======== Data excerpt

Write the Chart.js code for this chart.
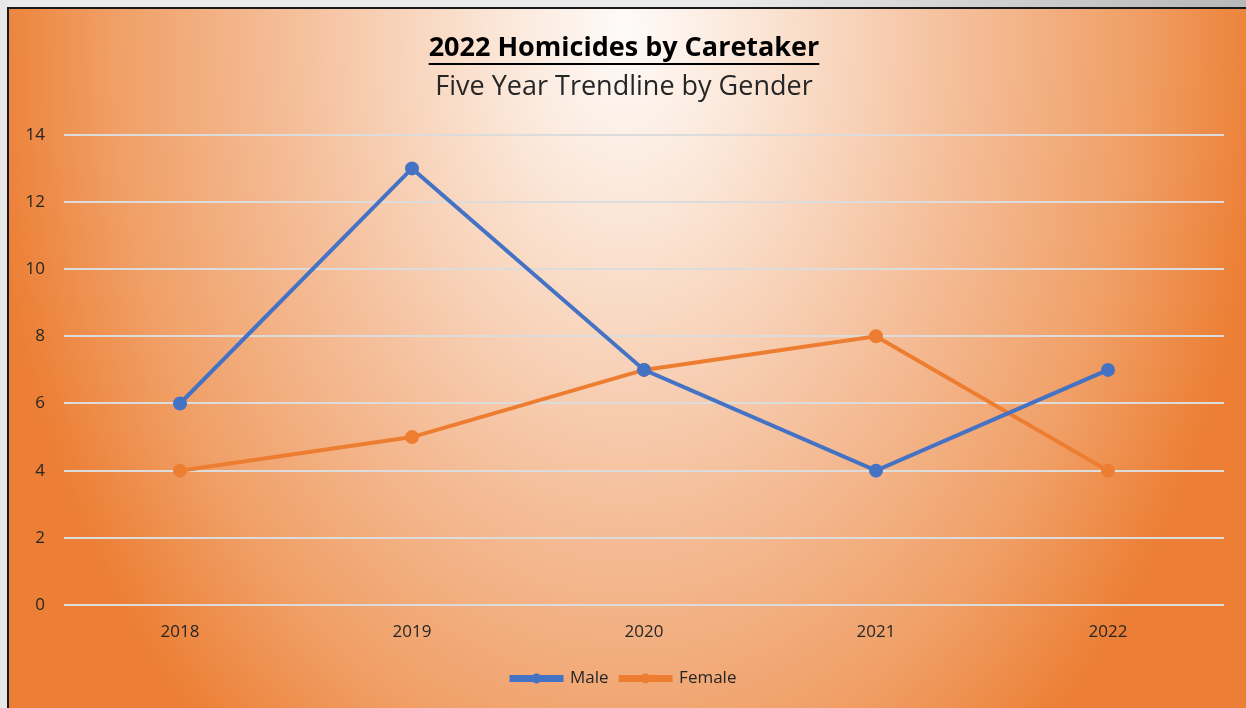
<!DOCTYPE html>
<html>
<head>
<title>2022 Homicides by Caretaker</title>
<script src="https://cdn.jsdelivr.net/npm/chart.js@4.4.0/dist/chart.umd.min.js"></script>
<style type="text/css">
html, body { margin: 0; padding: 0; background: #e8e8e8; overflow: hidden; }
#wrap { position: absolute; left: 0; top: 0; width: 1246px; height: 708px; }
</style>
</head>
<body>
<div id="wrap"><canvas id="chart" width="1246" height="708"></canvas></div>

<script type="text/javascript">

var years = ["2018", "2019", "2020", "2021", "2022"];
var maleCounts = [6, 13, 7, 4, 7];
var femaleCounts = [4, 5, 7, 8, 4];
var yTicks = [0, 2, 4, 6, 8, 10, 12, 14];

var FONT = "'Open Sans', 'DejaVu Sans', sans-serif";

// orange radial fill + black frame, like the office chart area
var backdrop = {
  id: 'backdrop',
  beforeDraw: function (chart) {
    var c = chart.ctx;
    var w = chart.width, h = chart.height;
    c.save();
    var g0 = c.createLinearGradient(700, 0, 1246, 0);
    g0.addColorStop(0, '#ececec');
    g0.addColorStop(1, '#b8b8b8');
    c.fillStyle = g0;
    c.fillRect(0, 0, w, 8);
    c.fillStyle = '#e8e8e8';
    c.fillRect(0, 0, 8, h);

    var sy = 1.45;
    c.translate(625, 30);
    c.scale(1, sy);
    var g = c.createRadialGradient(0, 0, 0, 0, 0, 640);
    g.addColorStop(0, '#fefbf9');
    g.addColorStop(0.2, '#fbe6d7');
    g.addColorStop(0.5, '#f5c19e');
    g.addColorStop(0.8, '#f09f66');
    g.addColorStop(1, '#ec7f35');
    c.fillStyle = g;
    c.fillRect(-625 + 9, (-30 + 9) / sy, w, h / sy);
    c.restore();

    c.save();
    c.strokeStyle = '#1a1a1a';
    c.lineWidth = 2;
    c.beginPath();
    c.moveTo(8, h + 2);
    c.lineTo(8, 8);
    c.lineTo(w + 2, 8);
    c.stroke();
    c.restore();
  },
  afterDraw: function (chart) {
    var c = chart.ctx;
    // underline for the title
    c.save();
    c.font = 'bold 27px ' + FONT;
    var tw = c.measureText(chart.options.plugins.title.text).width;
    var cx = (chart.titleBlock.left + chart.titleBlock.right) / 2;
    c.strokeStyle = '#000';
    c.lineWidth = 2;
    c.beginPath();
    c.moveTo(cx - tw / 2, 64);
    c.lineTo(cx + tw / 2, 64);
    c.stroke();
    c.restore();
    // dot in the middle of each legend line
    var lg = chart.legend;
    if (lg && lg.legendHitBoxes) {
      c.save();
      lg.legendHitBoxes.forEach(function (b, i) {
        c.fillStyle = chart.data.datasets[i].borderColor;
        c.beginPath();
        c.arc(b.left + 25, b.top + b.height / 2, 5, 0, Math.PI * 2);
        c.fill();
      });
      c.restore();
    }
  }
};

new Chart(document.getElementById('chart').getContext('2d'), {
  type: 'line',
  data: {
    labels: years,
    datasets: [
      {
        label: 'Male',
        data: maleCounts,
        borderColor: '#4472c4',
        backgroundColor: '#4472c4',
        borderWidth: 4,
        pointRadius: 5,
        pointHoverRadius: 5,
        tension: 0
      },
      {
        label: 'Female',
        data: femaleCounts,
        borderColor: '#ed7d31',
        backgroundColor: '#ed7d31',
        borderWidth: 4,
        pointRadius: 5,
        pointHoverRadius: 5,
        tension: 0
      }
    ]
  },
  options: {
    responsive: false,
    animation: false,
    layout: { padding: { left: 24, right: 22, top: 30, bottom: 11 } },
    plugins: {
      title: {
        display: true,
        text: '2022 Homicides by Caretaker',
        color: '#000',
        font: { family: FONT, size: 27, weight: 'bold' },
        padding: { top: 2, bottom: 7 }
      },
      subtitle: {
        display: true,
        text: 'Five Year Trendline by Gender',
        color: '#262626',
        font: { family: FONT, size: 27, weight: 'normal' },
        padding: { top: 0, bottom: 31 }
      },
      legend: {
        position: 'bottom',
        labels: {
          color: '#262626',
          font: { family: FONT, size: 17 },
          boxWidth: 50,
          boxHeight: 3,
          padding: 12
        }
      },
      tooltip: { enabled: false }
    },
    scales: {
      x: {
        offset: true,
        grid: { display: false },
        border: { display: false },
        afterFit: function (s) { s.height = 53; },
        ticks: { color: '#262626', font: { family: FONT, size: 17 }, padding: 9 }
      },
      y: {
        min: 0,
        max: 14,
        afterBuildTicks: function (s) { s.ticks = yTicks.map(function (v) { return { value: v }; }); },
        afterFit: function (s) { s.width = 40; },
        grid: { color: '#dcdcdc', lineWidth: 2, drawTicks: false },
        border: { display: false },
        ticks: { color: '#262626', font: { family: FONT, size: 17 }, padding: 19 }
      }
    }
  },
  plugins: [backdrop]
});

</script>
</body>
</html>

================

Every line of text is to be repeated exactly; pictures are left out.

Write the Chart.js code for this chart.
<!DOCTYPE html>
<html>
<head>
<title>2022 Homicides by Caretaker</title>
<script src="https://cdn.jsdelivr.net/npm/chart.js@4.4.0/dist/chart.umd.min.js"></script>
<style type="text/css">
html, body { margin: 0; padding: 0; background: #e8e8e8; overflow: hidden; }
#wrap { position: absolute; left: 0; top: 0; width: 1246px; height: 708px; }
</style>
</head>
<body>
<div id="wrap"><canvas id="chart" width="1246" height="708"></canvas></div>

<script type="text/javascript">

var years = ["2018", "2019", "2020", "2021", "2022"];
var maleCounts = [6, 13, 7, 4, 7];
var femaleCounts = [4, 5, 7, 8, 4];
var yTicks = [0, 2, 4, 6, 8, 10, 12, 14];

var FONT = "'Open Sans', 'DejaVu Sans', sans-serif";

// orange radial fill + black frame, like the office chart area
var backdrop = {
  id: 'backdrop',
  beforeDraw: function (chart) {
    var c = chart.ctx;
    var w = chart.width, h = chart.height;
    c.save();
    var g0 = c.createLinearGradient(700, 0, 1246, 0);
    g0.addColorStop(0, '#ececec');
    g0.addColorStop(1, '#b8b8b8');
    c.fillStyle = g0;
    c.fillRect(0, 0, w, 8);
    c.fillStyle = '#e8e8e8';
    c.fillRect(0, 0, 8, h);

    var sy = 1.45;
    c.translate(625, 30);
    c.scale(1, sy);
    var g = c.createRadialGradient(0, 0, 0, 0, 0, 640);
    g.addColorStop(0, '#fefbf9');
    g.addColorStop(0.2, '#fbe6d7');
    g.addColorStop(0.5, '#f5c19e');
    g.addColorStop(0.8, '#f09f66');
    g.addColorStop(1, '#ec7f35');
    c.fillStyle = g;
    c.fillRect(-625 + 9, (-30 + 9) / sy, w, h / sy);
    c.restore();

    c.save();
    c.strokeStyle = '#1a1a1a';
    c.lineWidth = 2;
    c.beginPath();
    c.moveTo(8, h + 2);
    c.lineTo(8, 8);
    c.lineTo(w + 2, 8);
    c.stroke();
    c.restore();
  },
  afterDraw: function (chart) {
    var c = chart.ctx;
    // underline for the title
    c.save();
    c.font = 'bold 27px ' + FONT;
    var tw = c.measureText(chart.options.plugins.title.text).width;
    var cx = (chart.titleBlock.left + chart.titleBlock.right) / 2;
    c.strokeStyle = '#000';
    c.lineWidth = 2;
    c.beginPath();
    c.moveTo(cx - tw / 2, 64);
    c.lineTo(cx + tw / 2, 64);
    c.stroke();
    c.restore();
    // dot in the middle of each legend line
    var lg = chart.legend;
    if (lg && lg.legendHitBoxes) {
      c.save();
      lg.legendHitBoxes.forEach(function (b, i) {
        c.fillStyle = chart.data.datasets[i].borderColor;
        c.beginPath();
        c.arc(b.left + 25, b.top + b.height / 2, 5, 0, Math.PI * 2);
        c.fill();
      });
      c.restore();
    }
  }
};

new Chart(document.getElementById('chart').getContext('2d'), {
  type: 'line',
  data: {
    labels: years,
    datasets: [
      {
        label: 'Male',
        data: maleCounts,
        borderColor: '#4472c4',
        backgroundColor: '#4472c4',
        borderWidth: 4,
        pointRadius: 5,
        pointHoverRadius: 5,
        tension: 0
      },
      {
        label: 'Female',
        data: femaleCounts,
        borderColor: '#ed7d31',
        backgroundColor: '#ed7d31',
        borderWidth: 4,
        pointRadius: 5,
        pointHoverRadius: 5,
        tension: 0
      }
    ]
  },
  options: {
    responsive: false,
    animation: false,
    layout: { padding: { left: 24, right: 22, top: 30, bottom: 11 } },
    plugins: {
      title: {
        display: true,
        text: '2022 Homicides by Caretaker',
        color: '#000',
        font: { family: FONT, size: 27, weight: 'bold' },
        padding: { top: 2, bottom: 7 }
      },
      subtitle: {
        display: true,
        text: 'Five Year Trendline by Gender',
        color: '#262626',
        font: { family: FONT, size: 27, weight: 'normal' },
        padding: { top: 0, bottom: 31 }
      },
      legend: {
        position: 'bottom',
        labels: {
          color: '#262626',
          font: { family: FONT, size: 17 },
          boxWidth: 50,
          boxHeight: 3,
          padding: 12
        }
      },
      tooltip: { enabled: false }
    },
    scales: {
      x: {
        offset: true,
        grid: { display: false },
        border: { display: false },
        afterFit: function (s) { s.height = 53; },
        ticks: { color: '#262626', font: { family: FONT, size: 17 }, padding: 9 }
      },
      y: {
        min: 0,
        max: 14,
        afterBuildTicks: function (s) { s.ticks = yTicks.map(function (v) { return { value: v }; }); },
        afterFit: function (s) { s.width = 40; },
        grid: { color: '#dcdcdc', lineWidth: 2, drawTicks: false },
        border: { display: false },
        ticks: { color: '#262626', font: { family: FONT, size: 17 }, padding: 19 }
      }
    }
  },
  plugins: [backdrop]
});

</script>
</body>
</html>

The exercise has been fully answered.